What I’m curious about the trade-off: is there simply little benefit to randomizing the location of plaintext, in terms of frustrating attacks that depend on knowledge of its position or repeatability? It seems similar to what most OS’ memory management code does now to slow down code injection. Is the cost of shipping extra bits or skipping them not worth this possible benefit, given that programmers still have a strong performance bias? Or has it been done in protocols I’m ignorant of but found to be not worthwhile, even as a defense-in-depth measure?

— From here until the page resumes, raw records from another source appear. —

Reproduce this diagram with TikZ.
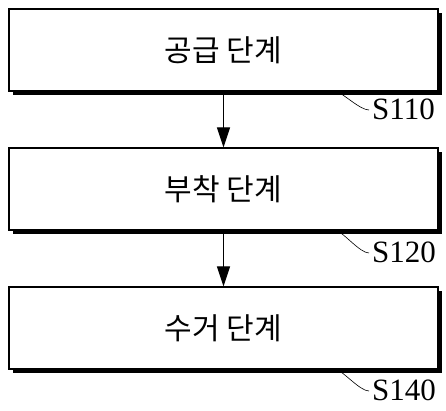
\documentclass[tikz,border=0pt]{standalone}
\usepackage{fontspec}
\setmainfont{Liberation Serif}
\newfontfamily\kofont{Noto Sans CJK KR}
\usetikzlibrary{arrows.meta,shadows}
\begin{document}
\begin{tikzpicture}[x=1pt,y=1pt,
  stepbox/.style={draw=black, line width=1.1pt, fill=white, minimum width=429pt, minimum height=82pt, inner sep=0pt,
    font=\kofont\fontsize{30}{34}\selectfont,
    drop shadow={shadow xshift=4pt, shadow yshift=-4pt, fill=black, opacity=1}},
  flow/.style={line width=1pt, -{Triangle[length=20pt,width=13pt]}},
  lead/.style={line width=0.6pt},
  steplabel/.style={font=\fontsize{31}{34}\selectfont, inner sep=0pt, anchor=west}]
\useasboundingbox (0,0) rectangle (446,-411);
\node[stepbox] (b1) at (223.5,-50) {\raisebox{-3pt}{공급 단계}};
\node[stepbox] (b2) at (223.5,-189) {\raisebox{-2pt}{부착 단계}};
\node[stepbox] (b3) at (223.5,-328) {\raisebox{-2pt}{수거 단계}};
\draw[flow] (b1.south) -- (b2.north);
\draw[flow] (b2.south) -- (b3.north);
\node[steplabel] (l1) at (372,-109) {S110};
\node[steplabel] (l2) at (372,-252) {S120};
\node[steplabel] (l3) at (372,-390) {S140};
\coordinate (c1) at ([xshift=113pt]b1.south);
\coordinate (c2) at ([xshift=113pt]b2.south);
\coordinate (c3) at ([xshift=113pt]b3.south);
\draw[lead] (c1) .. controls +(7pt,-2pt) and +(-9pt,0pt) .. ([xshift=-3pt,yshift=-1pt]l1.west);
\draw[lead] (c2) .. controls +(7pt,-2pt) and +(-9pt,0pt) .. ([xshift=-3pt,yshift=-1pt]l2.west);
\draw[lead] (c3) .. controls +(7pt,-2pt) and +(-9pt,0pt) .. ([xshift=-3pt,yshift=-1pt]l3.west);
\end{tikzpicture}
\end{document}
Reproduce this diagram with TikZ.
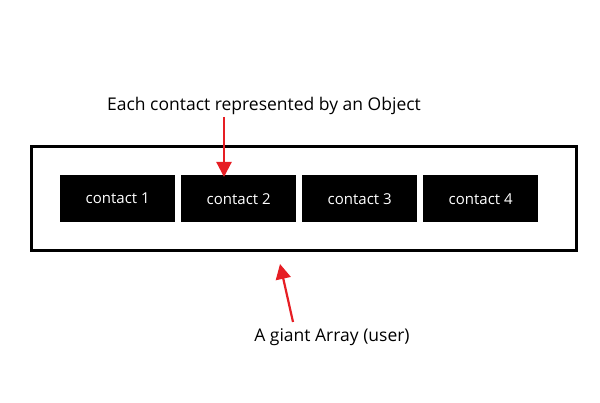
\documentclass[tikz,border=0pt]{standalone}
\usepackage{fontspec}
\setmainfont{Open Sans}
\usetikzlibrary{arrows.meta}
\definecolor{arrred}{RGB}{230,30,36}
\begin{document}
\begin{tikzpicture}[x=1pt,y=-1pt,
  contact/.style={fill=black,text=white,minimum width=115pt,minimum height=47pt,inner sep=0pt,font=\fontsize{15}{17}\selectfont,anchor=north west},
  redarrow/.style={draw=arrred,line width=2.2pt,-{Triangle[length=15pt,width=15pt,fill=arrred]}},
  lbl/.style={font=\fontsize{17.5}{20}\selectfont,inner sep=0pt}]
\useasboundingbox (0,0) rectangle (600,403);
\draw[line width=3pt] (31,147) rectangle (576,251);
\node[contact] (c1) at (60,175) {contact 1};
\node[contact] (c2) at (181,175) {contact 2};
\node[contact] (c3) at (302,175) {contact 3};
\node[contact] (c4) at (423,175) {contact 4};
\node[lbl] (t1) at (264,106) {Each contact represented by an Object};
\node[lbl] (t2) at (332,337) {A giant Array (user)};
\coordinate (s1) at (224,117);
\coordinate (e1) at (224,177);
\coordinate (s2) at (293,322);
\coordinate (e2) at (280,264);
\draw[redarrow] (s1) -- (e1);
\draw[redarrow] (s2) -- (e2);
\end{tikzpicture}
\end{document}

Paeniteo April 2, 2013 5:45 AM

@neil: “can we just insert a additional meaningless, random length random string into either the headers or the cookie?”

Yes, we could.
For example HTTP as a protocol would allow for something like a “X-TLS-Hardening: herebesomegarbage” header in the requests and responses.
The spec says that unknown headers should simply be ignored (that’s where this whole X-… stuff comes from), so that should not cause problems. However, I cannot vouch for all implementations, be they browsers, servers, proxies, filters, …

neill April 3, 2013 7:22 PM

@Paeniteo:
guess we could make it that garbage is a random part of the later-to-follow message (or body)
that way you could compress the whole string very efficient, and do not need to waste time (or entropy) to compute random bytes

Clive Robinson April 3, 2013 7:49 PM

@ Neill,

Err a minor “nit pick” on your idea,

guess we could make it that garbage is a random part of the later-to-follow message (or body)

Contains that little weasel word “random” which negates the

… and do not need to waste time (or entropy) to compute random bytes

Whilst I understand your idea you still need a little “real entropy” to select your “random part” from the message to follow.

It would also require not just “real entropy” to select BUT the bit you select would also have to be genuinly unpredictable and that is actuall quite a hard problem when the follow message is likely to be fairly predictable in many cases.

neill April 5, 2013 5:38 AM

@clive:
appreciate your input

my idea was to prolong the already long time for this attack by “just a bit” –

long time x 256 = very long time

which would require only 8 or 9 bits of added “randomness”

but i guess that you could hide e.g. as “unprintable chars” – a comment, tags etc or print a character and then a backspace (do they still exist?)

Chris April 15, 2013 9:15 AM

2^24? OMG! As soon as I’ve logged in to facebook for the 16 millionth time, they might decrypt a few bytes of my cookies. SHRIEK!! We need to change all the algorithms NOW!!!!!!

Oh – wait up – I’ll have to log int to facebook 459 times every hour for the entirety of my life for that to happen…

Seth April 15, 2013 10:04 PM

In the 1970’s, I recommended compressing before encrypting. That ought to alleviate this problem as well.

Bear May 28, 2015 4:47 PM

The problem with compression before encryption is that then your opponent can tell what degree of compressible redundancy is in the stuff you’re transmitting.

If he knows, for example, that you’re transmitting what some higher-level protocol into 32k packets, then he can tell by the actual packet lengths he can tell whether you’re transmitting text, jpg’s, mp3’s, or HTML files.

And it gets worse if your opponent can control some part of what is being encrypted. For example, if your attacker is providing advertising that your server is embedding in a web page, then he can tell when something in your cookies matches something in his advertising by how much the page compresses. Add a comment string in the code that he can vary at will, and he’ll be reading people’s cookies within one day if they keep going to pages that contain his ad.